Yemisi Izuora/Ijeoma Agudosi- Agency Report
Emmanuel Armah-Kofi Buah, Minister of Petroleum of Ghana, has warned that the continuous disruption of gas supply to the Volta River Authority (VRA) could further hamper ability of the main power generator and supplier to pay its mounting debts,.
The minister therefore appealed to gas suppliers and transporters to exercise patience as the country’s power supplier seeks innovative ways to redeem its $50 million debt.
The Minister made a passionate appeal as he addressed petroleum ministers and representatives of state parties during a Committee of Ministers (COM) meeting of the West African Gas Pipeline Authority (WAGPA).
The meeting was a follow up on a previous one held in Abuja in July this year where members came up with actions to ensure continuous gas supply.
Ghana, Nigeria, Togo and Benin signed a treaty on the gas project and established the West African Gas Pipeline Company (WAGPA).
The authority has legal and financial autonomy to take actions and decisions in the name and on behalf of the state parties.
Despite the plea, the Managing Director of WAGPCo, Mr Walter Perez, said even though VRA has paid $20 million out the $50 million owed it, leaving payment balance of $30 million, the company’s financial position was in a precarious state which could force managers to take drastic measures in order to stay in business.
The company says 30 MMscfd of gas is available for VRA, would by the end of the year, make available additional 60 MMscfd.

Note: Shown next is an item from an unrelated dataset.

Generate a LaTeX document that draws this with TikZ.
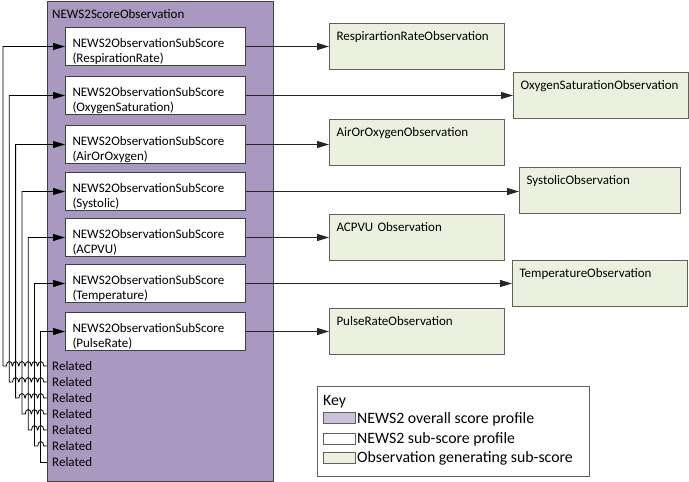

“Despite these developments, the financial position of the company remains very desperate,” Mr Perez said, “there remains an outstanding balance of $162 million of which $98 million owed to WAGPCo.”
“Our cash position continues to deteriorate due to the ongoing payment default by VRA, without a substantial cash infusion and regular cash inflows, WAGPCo will be forced to take drastic actions to remain viable in the short-term.”
The Committees were formed to explore ways of making West African Gas Pipeline Company (WAGPCo) “cash liquid” and to ensure uninterrupted flow of gas to consuming countries.
Mr Buah, who is also the Chairman of COM, said he was not enthused with the finance committee’s recommendations.
“We need to think out of the conventional, I am afraid they would have to go back to the drawing board,” he said.
He told the gathering that he acknowledged the debt resulted in the failure of WAGPCo to transport expected gas volume to VRA.
The pipeline damage and repair effort between 2012 and 2013 forced VRA to switch to “extremely expensive alternative fuel,” he said.
“This situation obviously made it tougher for VRA to pay its debt and resulted in periodic threat of curtailment of gas supply from N-gas [Nigeria Gas] and WAGP Company,” Mr Buah said.
“This spiraling situation culminated in totally curtailment of gas supply by WAPCo and N-Gas in June 2016 to date.”
“But let all face it – where do we go from here,” he quizzed, “the continuous curtailment of gas supply will further constrain VRA’s ability to pay the debt.”
He told gas suppliers and transporters that they should “kindly bear in mind that the debtor must continue to live to pay the debt.”
Mr Buah said gas consuming states in the West African sub region – Ghana, Togo and Benin – are ready to take the gas if the volume would flow.
“So every support needs to be extended to VRA,” he added, “dialogue remains a tool of choice for securing a mutual acceptable solution.”
VRA was urged to cooperate and respect “whatever” the parties might agree upon in order to restore confidence with their shipper and transporter of gas.
Failure of VRA to pay for gas consumed and the resulting debt build up provided a huge challenge to the success of the WAGP which was completed in 2011.
The Minister urged N-Gas – as the sole active shipper – to continue their support of the gas project and supply the gas in the right volume while WAPCo took a more pragmatic approach in its decision making.
He said actions or inactions of the company could generate adverse reactions from other parties and could affect business in the oil and gas environment.
Mr Buah also said: “due to WAPCo delay in agreeing to a workable tariff with the regulator – WAGPA) – and its ambivalence, we in Ghana have deepened our resolve to construct a detectable pipeline from Takoradi in the west to Tema in the East.”